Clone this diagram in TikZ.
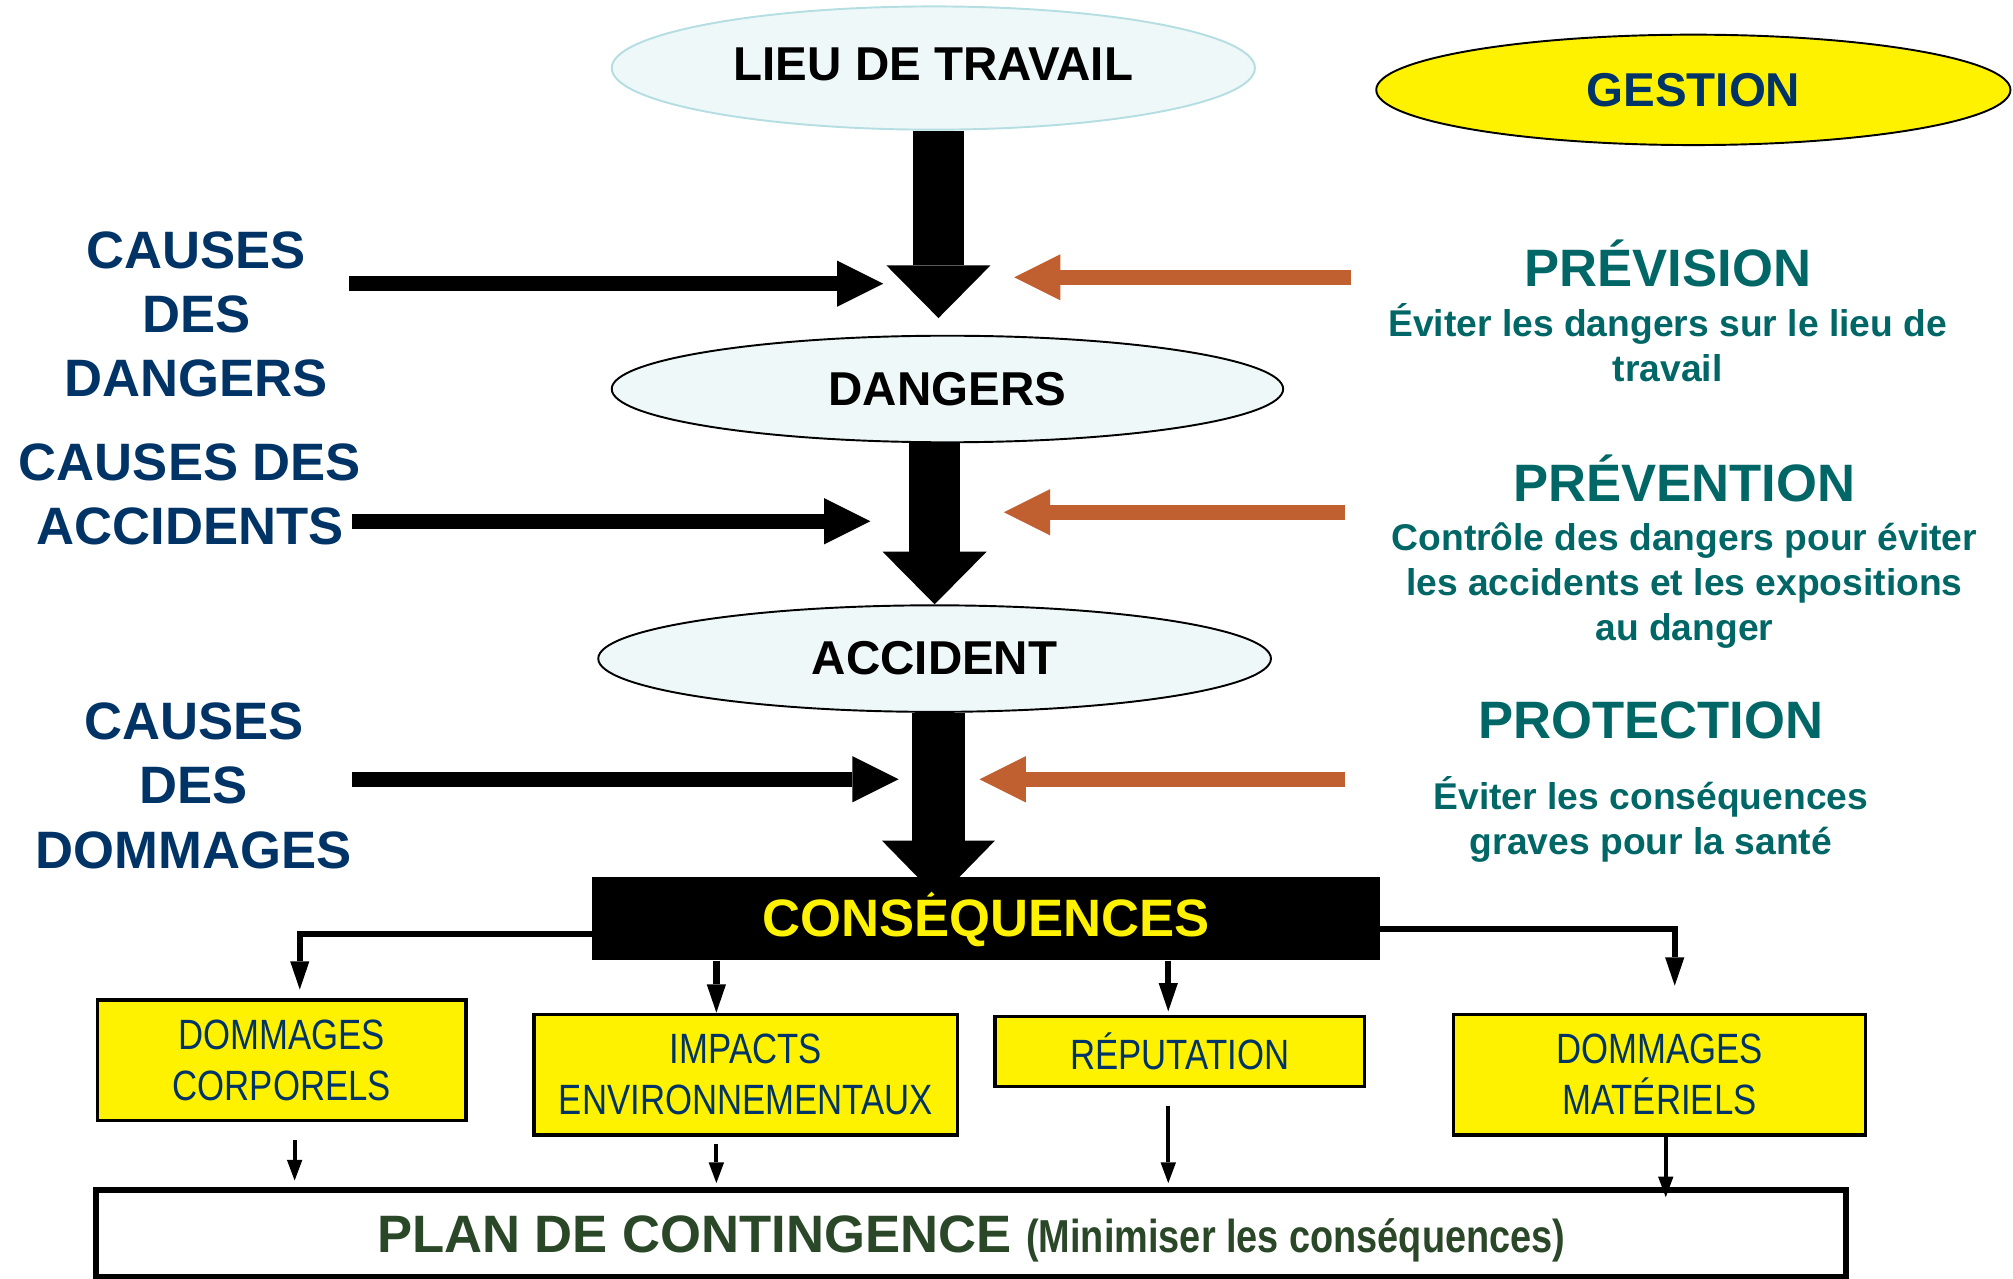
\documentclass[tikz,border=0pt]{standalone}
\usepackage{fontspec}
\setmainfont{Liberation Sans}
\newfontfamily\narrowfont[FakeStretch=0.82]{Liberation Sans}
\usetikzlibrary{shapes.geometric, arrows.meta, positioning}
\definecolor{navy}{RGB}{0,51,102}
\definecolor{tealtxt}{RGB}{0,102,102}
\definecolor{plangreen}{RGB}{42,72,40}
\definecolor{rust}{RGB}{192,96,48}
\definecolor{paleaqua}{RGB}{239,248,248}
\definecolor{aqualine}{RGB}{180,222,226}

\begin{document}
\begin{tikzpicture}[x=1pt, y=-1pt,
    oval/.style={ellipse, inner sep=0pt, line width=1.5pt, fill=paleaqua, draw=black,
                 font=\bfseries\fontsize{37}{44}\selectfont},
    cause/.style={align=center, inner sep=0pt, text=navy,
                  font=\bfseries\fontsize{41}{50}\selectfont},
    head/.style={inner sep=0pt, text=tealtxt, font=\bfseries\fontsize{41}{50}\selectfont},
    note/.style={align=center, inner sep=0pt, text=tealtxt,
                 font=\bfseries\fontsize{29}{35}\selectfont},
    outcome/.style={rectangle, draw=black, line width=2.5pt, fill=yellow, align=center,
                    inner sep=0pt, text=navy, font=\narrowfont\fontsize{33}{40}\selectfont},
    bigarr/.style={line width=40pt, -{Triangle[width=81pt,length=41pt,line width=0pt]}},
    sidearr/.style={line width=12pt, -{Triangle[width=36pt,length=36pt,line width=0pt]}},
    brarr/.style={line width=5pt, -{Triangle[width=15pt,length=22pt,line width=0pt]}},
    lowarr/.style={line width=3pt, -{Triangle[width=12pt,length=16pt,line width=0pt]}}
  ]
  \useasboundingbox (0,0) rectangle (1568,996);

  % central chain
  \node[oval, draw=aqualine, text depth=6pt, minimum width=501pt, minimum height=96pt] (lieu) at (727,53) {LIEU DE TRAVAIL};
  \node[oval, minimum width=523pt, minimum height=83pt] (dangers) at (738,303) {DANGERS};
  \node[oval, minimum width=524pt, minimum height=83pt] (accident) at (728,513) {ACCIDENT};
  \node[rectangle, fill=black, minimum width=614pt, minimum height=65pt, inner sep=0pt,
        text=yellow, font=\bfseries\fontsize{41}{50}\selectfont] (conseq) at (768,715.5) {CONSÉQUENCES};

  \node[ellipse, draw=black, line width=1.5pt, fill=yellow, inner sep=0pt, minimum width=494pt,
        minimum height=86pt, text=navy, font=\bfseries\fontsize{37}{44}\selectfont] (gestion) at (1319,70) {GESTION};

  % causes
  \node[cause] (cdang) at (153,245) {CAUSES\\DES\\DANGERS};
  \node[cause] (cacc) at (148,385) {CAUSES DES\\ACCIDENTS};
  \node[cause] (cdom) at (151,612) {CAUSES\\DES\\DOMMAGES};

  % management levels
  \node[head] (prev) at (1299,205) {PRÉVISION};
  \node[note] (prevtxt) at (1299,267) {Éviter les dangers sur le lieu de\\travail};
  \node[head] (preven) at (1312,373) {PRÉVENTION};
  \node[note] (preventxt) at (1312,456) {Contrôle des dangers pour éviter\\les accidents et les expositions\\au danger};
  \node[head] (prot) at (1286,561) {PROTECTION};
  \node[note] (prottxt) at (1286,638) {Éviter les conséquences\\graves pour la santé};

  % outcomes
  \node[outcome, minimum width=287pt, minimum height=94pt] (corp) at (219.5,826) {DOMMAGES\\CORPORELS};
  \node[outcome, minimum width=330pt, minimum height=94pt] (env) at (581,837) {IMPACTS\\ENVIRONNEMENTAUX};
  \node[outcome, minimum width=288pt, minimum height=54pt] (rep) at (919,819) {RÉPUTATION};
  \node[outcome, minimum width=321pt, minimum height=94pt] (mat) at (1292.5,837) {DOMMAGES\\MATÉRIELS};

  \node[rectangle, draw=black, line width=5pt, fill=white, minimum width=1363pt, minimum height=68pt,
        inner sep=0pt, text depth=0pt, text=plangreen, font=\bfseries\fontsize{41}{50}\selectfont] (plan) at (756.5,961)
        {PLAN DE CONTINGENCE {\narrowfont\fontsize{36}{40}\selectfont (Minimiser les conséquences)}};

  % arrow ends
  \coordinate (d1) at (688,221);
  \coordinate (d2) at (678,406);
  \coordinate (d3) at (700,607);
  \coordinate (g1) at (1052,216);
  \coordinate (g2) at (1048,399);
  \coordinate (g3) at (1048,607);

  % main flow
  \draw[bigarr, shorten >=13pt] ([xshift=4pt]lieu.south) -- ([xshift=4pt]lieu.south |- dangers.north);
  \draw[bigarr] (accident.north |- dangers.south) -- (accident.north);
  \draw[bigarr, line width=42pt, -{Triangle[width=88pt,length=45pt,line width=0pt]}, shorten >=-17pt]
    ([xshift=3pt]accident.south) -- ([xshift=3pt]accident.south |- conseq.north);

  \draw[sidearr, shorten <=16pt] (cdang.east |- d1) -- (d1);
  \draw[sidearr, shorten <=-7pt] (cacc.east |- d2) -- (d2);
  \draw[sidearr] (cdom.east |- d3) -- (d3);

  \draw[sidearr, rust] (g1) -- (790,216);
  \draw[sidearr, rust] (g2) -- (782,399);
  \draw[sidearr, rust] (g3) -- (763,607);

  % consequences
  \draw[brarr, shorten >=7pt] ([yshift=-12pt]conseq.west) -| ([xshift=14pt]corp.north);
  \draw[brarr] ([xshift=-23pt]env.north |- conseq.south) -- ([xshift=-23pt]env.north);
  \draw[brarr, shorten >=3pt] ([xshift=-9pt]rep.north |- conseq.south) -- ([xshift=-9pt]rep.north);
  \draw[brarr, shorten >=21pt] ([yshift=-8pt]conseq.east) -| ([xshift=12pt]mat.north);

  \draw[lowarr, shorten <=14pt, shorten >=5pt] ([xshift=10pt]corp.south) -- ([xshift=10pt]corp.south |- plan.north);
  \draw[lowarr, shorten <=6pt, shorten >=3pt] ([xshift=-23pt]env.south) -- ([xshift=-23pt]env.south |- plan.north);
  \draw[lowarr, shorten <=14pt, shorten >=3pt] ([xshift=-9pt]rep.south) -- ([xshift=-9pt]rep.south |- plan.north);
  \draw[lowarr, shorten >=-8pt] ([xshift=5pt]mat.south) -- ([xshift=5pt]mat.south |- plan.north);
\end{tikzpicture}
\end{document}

****************************************

Print the whole listing above once more, word for word, without its pictures.

# TASK ANSWER
Clone this diagram in TikZ.
\documentclass[tikz,border=0pt]{standalone}
\usepackage{fontspec}
\setmainfont{Liberation Sans}
\newfontfamily\narrowfont[FakeStretch=0.82]{Liberation Sans}
\usetikzlibrary{shapes.geometric, arrows.meta, positioning}
\definecolor{navy}{RGB}{0,51,102}
\definecolor{tealtxt}{RGB}{0,102,102}
\definecolor{plangreen}{RGB}{42,72,40}
\definecolor{rust}{RGB}{192,96,48}
\definecolor{paleaqua}{RGB}{239,248,248}
\definecolor{aqualine}{RGB}{180,222,226}

\begin{document}
\begin{tikzpicture}[x=1pt, y=-1pt,
    oval/.style={ellipse, inner sep=0pt, line width=1.5pt, fill=paleaqua, draw=black,
                 font=\bfseries\fontsize{37}{44}\selectfont},
    cause/.style={align=center, inner sep=0pt, text=navy,
                  font=\bfseries\fontsize{41}{50}\selectfont},
    head/.style={inner sep=0pt, text=tealtxt, font=\bfseries\fontsize{41}{50}\selectfont},
    note/.style={align=center, inner sep=0pt, text=tealtxt,
                 font=\bfseries\fontsize{29}{35}\selectfont},
    outcome/.style={rectangle, draw=black, line width=2.5pt, fill=yellow, align=center,
                    inner sep=0pt, text=navy, font=\narrowfont\fontsize{33}{40}\selectfont},
    bigarr/.style={line width=40pt, -{Triangle[width=81pt,length=41pt,line width=0pt]}},
    sidearr/.style={line width=12pt, -{Triangle[width=36pt,length=36pt,line width=0pt]}},
    brarr/.style={line width=5pt, -{Triangle[width=15pt,length=22pt,line width=0pt]}},
    lowarr/.style={line width=3pt, -{Triangle[width=12pt,length=16pt,line width=0pt]}}
  ]
  \useasboundingbox (0,0) rectangle (1568,996);

  % central chain
  \node[oval, draw=aqualine, text depth=6pt, minimum width=501pt, minimum height=96pt] (lieu) at (727,53) {LIEU DE TRAVAIL};
  \node[oval, minimum width=523pt, minimum height=83pt] (dangers) at (738,303) {DANGERS};
  \node[oval, minimum width=524pt, minimum height=83pt] (accident) at (728,513) {ACCIDENT};
  \node[rectangle, fill=black, minimum width=614pt, minimum height=65pt, inner sep=0pt,
        text=yellow, font=\bfseries\fontsize{41}{50}\selectfont] (conseq) at (768,715.5) {CONSÉQUENCES};

  \node[ellipse, draw=black, line width=1.5pt, fill=yellow, inner sep=0pt, minimum width=494pt,
        minimum height=86pt, text=navy, font=\bfseries\fontsize{37}{44}\selectfont] (gestion) at (1319,70) {GESTION};

  % causes
  \node[cause] (cdang) at (153,245) {CAUSES\\DES\\DANGERS};
  \node[cause] (cacc) at (148,385) {CAUSES DES\\ACCIDENTS};
  \node[cause] (cdom) at (151,612) {CAUSES\\DES\\DOMMAGES};

  % management levels
  \node[head] (prev) at (1299,205) {PRÉVISION};
  \node[note] (prevtxt) at (1299,267) {Éviter les dangers sur le lieu de\\travail};
  \node[head] (preven) at (1312,373) {PRÉVENTION};
  \node[note] (preventxt) at (1312,456) {Contrôle des dangers pour éviter\\les accidents et les expositions\\au danger};
  \node[head] (prot) at (1286,561) {PROTECTION};
  \node[note] (prottxt) at (1286,638) {Éviter les conséquences\\graves pour la santé};

  % outcomes
  \node[outcome, minimum width=287pt, minimum height=94pt] (corp) at (219.5,826) {DOMMAGES\\CORPORELS};
  \node[outcome, minimum width=330pt, minimum height=94pt] (env) at (581,837) {IMPACTS\\ENVIRONNEMENTAUX};
  \node[outcome, minimum width=288pt, minimum height=54pt] (rep) at (919,819) {RÉPUTATION};
  \node[outcome, minimum width=321pt, minimum height=94pt] (mat) at (1292.5,837) {DOMMAGES\\MATÉRIELS};

  \node[rectangle, draw=black, line width=5pt, fill=white, minimum width=1363pt, minimum height=68pt,
        inner sep=0pt, text depth=0pt, text=plangreen, font=\bfseries\fontsize{41}{50}\selectfont] (plan) at (756.5,961)
        {PLAN DE CONTINGENCE {\narrowfont\fontsize{36}{40}\selectfont (Minimiser les conséquences)}};

  % arrow ends
  \coordinate (d1) at (688,221);
  \coordinate (d2) at (678,406);
  \coordinate (d3) at (700,607);
  \coordinate (g1) at (1052,216);
  \coordinate (g2) at (1048,399);
  \coordinate (g3) at (1048,607);

  % main flow
  \draw[bigarr, shorten >=13pt] ([xshift=4pt]lieu.south) -- ([xshift=4pt]lieu.south |- dangers.north);
  \draw[bigarr] (accident.north |- dangers.south) -- (accident.north);
  \draw[bigarr, line width=42pt, -{Triangle[width=88pt,length=45pt,line width=0pt]}, shorten >=-17pt]
    ([xshift=3pt]accident.south) -- ([xshift=3pt]accident.south |- conseq.north);

  \draw[sidearr, shorten <=16pt] (cdang.east |- d1) -- (d1);
  \draw[sidearr, shorten <=-7pt] (cacc.east |- d2) -- (d2);
  \draw[sidearr] (cdom.east |- d3) -- (d3);

  \draw[sidearr, rust] (g1) -- (790,216);
  \draw[sidearr, rust] (g2) -- (782,399);
  \draw[sidearr, rust] (g3) -- (763,607);

  % consequences
  \draw[brarr, shorten >=7pt] ([yshift=-12pt]conseq.west) -| ([xshift=14pt]corp.north);
  \draw[brarr] ([xshift=-23pt]env.north |- conseq.south) -- ([xshift=-23pt]env.north);
  \draw[brarr, shorten >=3pt] ([xshift=-9pt]rep.north |- conseq.south) -- ([xshift=-9pt]rep.north);
  \draw[brarr, shorten >=21pt] ([yshift=-8pt]conseq.east) -| ([xshift=12pt]mat.north);

  \draw[lowarr, shorten <=14pt, shorten >=5pt] ([xshift=10pt]corp.south) -- ([xshift=10pt]corp.south |- plan.north);
  \draw[lowarr, shorten <=6pt, shorten >=3pt] ([xshift=-23pt]env.south) -- ([xshift=-23pt]env.south |- plan.north);
  \draw[lowarr, shorten <=14pt, shorten >=3pt] ([xshift=-9pt]rep.south) -- ([xshift=-9pt]rep.south |- plan.north);
  \draw[lowarr, shorten >=-8pt] ([xshift=5pt]mat.south) -- ([xshift=5pt]mat.south |- plan.north);
\end{tikzpicture}
\end{document}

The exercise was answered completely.